In the entries below, print exactly the lines from the first through the one with "b3_marked = [i", both included, and none of the pictures.

== Listed records ==

━━━━━━━━

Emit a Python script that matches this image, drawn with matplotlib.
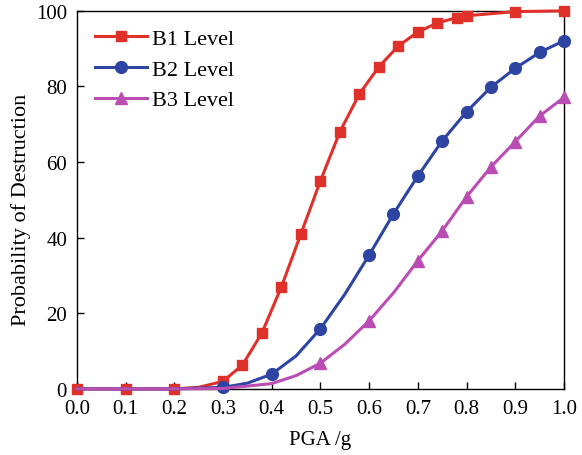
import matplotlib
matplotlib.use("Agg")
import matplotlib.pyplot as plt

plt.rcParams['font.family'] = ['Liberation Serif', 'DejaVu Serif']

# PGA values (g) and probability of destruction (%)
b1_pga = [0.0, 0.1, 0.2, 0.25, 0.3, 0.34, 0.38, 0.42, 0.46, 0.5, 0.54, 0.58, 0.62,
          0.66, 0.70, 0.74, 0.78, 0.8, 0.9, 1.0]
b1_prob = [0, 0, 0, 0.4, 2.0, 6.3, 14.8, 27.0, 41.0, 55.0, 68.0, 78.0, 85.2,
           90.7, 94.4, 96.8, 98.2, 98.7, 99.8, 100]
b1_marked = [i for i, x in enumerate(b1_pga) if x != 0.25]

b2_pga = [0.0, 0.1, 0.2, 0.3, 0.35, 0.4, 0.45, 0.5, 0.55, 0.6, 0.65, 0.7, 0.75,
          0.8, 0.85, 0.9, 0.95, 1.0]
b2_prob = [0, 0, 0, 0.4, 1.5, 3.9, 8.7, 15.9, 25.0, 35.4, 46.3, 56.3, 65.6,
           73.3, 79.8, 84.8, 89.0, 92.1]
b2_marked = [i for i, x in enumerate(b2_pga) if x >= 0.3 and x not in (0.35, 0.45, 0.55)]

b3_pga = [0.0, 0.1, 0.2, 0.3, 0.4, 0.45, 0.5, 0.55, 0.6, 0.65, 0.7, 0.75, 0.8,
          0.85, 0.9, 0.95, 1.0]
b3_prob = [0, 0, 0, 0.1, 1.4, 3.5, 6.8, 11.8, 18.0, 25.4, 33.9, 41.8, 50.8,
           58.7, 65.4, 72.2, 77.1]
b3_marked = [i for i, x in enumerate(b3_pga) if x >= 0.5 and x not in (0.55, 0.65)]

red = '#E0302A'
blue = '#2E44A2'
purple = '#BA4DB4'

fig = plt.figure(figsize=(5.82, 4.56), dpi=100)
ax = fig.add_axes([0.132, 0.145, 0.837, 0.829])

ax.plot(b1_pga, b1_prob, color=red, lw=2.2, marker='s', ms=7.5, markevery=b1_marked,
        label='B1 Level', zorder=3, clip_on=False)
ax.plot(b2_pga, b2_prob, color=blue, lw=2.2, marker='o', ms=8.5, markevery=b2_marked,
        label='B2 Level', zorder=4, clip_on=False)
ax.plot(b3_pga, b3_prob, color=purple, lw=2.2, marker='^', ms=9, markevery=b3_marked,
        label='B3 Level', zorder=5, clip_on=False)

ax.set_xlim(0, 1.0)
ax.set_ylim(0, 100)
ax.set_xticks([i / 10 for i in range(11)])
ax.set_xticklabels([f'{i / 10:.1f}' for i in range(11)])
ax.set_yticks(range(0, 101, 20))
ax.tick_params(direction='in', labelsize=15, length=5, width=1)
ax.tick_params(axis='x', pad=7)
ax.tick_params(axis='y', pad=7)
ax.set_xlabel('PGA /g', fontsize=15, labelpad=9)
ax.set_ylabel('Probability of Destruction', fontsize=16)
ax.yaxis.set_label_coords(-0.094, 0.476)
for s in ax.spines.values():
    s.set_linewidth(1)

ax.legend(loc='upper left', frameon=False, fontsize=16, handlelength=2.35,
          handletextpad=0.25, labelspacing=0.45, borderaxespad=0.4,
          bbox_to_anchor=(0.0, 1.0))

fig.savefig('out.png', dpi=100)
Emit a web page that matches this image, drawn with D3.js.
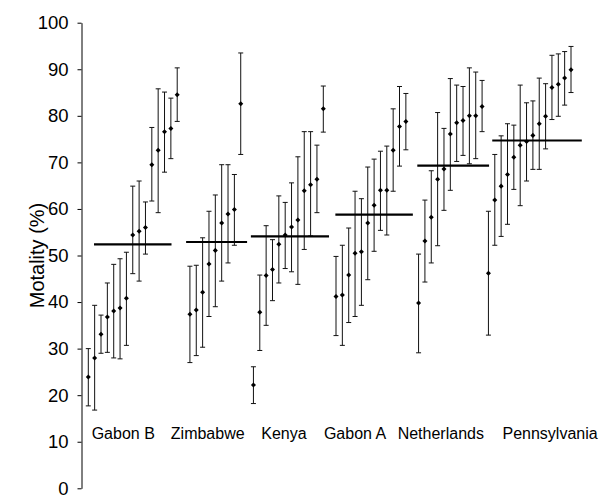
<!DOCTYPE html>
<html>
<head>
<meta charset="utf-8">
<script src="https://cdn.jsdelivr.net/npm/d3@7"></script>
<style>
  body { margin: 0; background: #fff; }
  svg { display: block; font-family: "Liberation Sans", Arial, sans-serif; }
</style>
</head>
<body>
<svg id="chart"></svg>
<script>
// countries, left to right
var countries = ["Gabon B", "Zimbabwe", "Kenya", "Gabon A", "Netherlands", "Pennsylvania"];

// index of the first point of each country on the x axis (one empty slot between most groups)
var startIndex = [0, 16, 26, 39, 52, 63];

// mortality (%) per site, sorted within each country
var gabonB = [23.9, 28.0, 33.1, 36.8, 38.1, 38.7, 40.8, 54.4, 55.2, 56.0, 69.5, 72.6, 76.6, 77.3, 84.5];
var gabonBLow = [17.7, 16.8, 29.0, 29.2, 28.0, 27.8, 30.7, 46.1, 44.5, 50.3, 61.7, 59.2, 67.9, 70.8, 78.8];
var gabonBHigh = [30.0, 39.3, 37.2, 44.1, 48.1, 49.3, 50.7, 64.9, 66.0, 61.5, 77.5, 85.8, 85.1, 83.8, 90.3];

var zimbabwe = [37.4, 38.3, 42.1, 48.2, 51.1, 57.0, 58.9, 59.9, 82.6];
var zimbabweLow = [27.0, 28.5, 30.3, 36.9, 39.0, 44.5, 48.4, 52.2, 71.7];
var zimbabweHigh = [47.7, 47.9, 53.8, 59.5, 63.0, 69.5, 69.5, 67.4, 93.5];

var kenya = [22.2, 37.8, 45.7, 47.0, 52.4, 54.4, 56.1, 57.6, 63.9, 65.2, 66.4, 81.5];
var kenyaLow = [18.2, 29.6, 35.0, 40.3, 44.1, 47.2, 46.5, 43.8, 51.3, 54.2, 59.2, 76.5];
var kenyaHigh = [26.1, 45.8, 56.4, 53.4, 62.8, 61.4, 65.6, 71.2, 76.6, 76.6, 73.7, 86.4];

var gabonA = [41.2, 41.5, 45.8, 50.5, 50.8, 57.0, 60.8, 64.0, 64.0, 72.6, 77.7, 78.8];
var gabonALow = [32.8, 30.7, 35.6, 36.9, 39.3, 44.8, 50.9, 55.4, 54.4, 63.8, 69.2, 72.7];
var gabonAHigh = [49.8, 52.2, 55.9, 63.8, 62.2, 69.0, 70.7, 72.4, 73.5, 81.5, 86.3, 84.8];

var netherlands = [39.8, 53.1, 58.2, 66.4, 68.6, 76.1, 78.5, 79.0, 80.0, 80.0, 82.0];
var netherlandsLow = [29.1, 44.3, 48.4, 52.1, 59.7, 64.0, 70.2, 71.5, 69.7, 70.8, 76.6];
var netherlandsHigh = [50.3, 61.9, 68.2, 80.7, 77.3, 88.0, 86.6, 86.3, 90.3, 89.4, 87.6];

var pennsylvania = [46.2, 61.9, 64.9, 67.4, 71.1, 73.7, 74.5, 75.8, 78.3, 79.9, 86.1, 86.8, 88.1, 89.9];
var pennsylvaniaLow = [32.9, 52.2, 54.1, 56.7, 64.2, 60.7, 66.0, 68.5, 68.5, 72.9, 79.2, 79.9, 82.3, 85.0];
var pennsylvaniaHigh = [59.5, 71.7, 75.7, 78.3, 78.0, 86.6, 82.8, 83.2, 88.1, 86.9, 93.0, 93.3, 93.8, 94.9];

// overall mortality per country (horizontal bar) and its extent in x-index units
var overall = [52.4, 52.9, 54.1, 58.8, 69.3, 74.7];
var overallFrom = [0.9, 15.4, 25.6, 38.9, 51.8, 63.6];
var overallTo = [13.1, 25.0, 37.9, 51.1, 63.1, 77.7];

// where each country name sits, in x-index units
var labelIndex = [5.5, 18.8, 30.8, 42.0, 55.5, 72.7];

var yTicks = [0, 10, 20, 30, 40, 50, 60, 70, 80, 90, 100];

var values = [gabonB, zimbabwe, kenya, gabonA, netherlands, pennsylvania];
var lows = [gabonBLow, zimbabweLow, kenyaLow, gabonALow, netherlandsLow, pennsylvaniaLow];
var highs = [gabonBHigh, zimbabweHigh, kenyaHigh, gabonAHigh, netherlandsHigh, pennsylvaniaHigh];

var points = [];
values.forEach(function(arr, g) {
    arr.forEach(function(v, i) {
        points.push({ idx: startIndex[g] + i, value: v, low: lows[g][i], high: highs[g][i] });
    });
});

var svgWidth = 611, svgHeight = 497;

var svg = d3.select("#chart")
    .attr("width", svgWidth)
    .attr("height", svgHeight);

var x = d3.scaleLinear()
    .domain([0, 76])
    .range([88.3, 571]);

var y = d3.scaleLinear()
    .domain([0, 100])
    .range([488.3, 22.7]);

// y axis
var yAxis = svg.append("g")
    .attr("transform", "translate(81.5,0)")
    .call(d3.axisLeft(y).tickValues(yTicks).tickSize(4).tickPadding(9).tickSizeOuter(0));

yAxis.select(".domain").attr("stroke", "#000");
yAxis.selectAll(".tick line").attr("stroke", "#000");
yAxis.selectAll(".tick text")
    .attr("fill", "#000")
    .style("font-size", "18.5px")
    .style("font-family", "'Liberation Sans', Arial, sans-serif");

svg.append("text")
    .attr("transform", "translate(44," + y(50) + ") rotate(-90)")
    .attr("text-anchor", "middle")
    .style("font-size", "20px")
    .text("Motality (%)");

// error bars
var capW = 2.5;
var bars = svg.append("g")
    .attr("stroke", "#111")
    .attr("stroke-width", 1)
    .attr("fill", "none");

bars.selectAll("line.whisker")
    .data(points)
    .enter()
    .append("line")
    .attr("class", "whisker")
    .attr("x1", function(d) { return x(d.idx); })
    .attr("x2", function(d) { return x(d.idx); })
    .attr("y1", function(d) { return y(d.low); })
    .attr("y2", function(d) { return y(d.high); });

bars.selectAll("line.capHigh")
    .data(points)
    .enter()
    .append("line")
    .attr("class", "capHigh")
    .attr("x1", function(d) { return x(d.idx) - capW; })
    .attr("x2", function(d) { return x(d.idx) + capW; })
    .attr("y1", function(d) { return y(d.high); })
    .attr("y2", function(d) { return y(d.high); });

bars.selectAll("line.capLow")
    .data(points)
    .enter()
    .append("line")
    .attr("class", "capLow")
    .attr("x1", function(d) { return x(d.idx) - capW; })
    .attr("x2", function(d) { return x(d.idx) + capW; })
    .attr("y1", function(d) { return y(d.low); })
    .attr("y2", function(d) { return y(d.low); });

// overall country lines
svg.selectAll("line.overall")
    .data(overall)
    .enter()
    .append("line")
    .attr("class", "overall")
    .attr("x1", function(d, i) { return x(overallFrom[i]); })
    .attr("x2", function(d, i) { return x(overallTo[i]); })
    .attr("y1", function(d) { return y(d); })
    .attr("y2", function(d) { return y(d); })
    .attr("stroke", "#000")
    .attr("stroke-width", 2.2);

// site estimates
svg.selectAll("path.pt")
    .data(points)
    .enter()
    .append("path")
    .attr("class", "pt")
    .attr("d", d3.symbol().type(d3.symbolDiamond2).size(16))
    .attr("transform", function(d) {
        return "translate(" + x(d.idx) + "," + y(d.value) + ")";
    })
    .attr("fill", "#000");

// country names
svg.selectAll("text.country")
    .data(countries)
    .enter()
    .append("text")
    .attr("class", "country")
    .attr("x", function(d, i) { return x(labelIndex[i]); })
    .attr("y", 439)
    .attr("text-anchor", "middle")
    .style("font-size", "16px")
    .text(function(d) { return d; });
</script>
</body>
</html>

━━━━━━━━

== Answer to this task ==
Emit a Python script that matches this image, drawn with matplotlib.
import matplotlib
matplotlib.use("Agg")
import matplotlib.pyplot as plt

plt.rcParams['font.family'] = ['Liberation Serif', 'DejaVu Serif']

# PGA values (g) and probability of destruction (%)
b1_pga = [0.0, 0.1, 0.2, 0.25, 0.3, 0.34, 0.38, 0.42, 0.46, 0.5, 0.54, 0.58, 0.62,
          0.66, 0.70, 0.74, 0.78, 0.8, 0.9, 1.0]
b1_prob = [0, 0, 0, 0.4, 2.0, 6.3, 14.8, 27.0, 41.0, 55.0, 68.0, 78.0, 85.2,
           90.7, 94.4, 96.8, 98.2, 98.7, 99.8, 100]
b1_marked = [i for i, x in enumerate(b1_pga) if x != 0.25]

b2_pga = [0.0, 0.1, 0.2, 0.3, 0.35, 0.4, 0.45, 0.5, 0.55, 0.6, 0.65, 0.7, 0.75,
          0.8, 0.85, 0.9, 0.95, 1.0]
b2_prob = [0, 0, 0, 0.4, 1.5, 3.9, 8.7, 15.9, 25.0, 35.4, 46.3, 56.3, 65.6,
           73.3, 79.8, 84.8, 89.0, 92.1]
b2_marked = [i for i, x in enumerate(b2_pga) if x >= 0.3 and x not in (0.35, 0.45, 0.55)]

b3_pga = [0.0, 0.1, 0.2, 0.3, 0.4, 0.45, 0.5, 0.55, 0.6, 0.65, 0.7, 0.75, 0.8,
          0.85, 0.9, 0.95, 1.0]
b3_prob = [0, 0, 0, 0.1, 1.4, 3.5, 6.8, 11.8, 18.0, 25.4, 33.9, 41.8, 50.8,
           58.7, 65.4, 72.2, 77.1]
b3_marked = [i for i, x in enumerate(b3_pga) if x >= 0.5 and x not in (0.55, 0.65)]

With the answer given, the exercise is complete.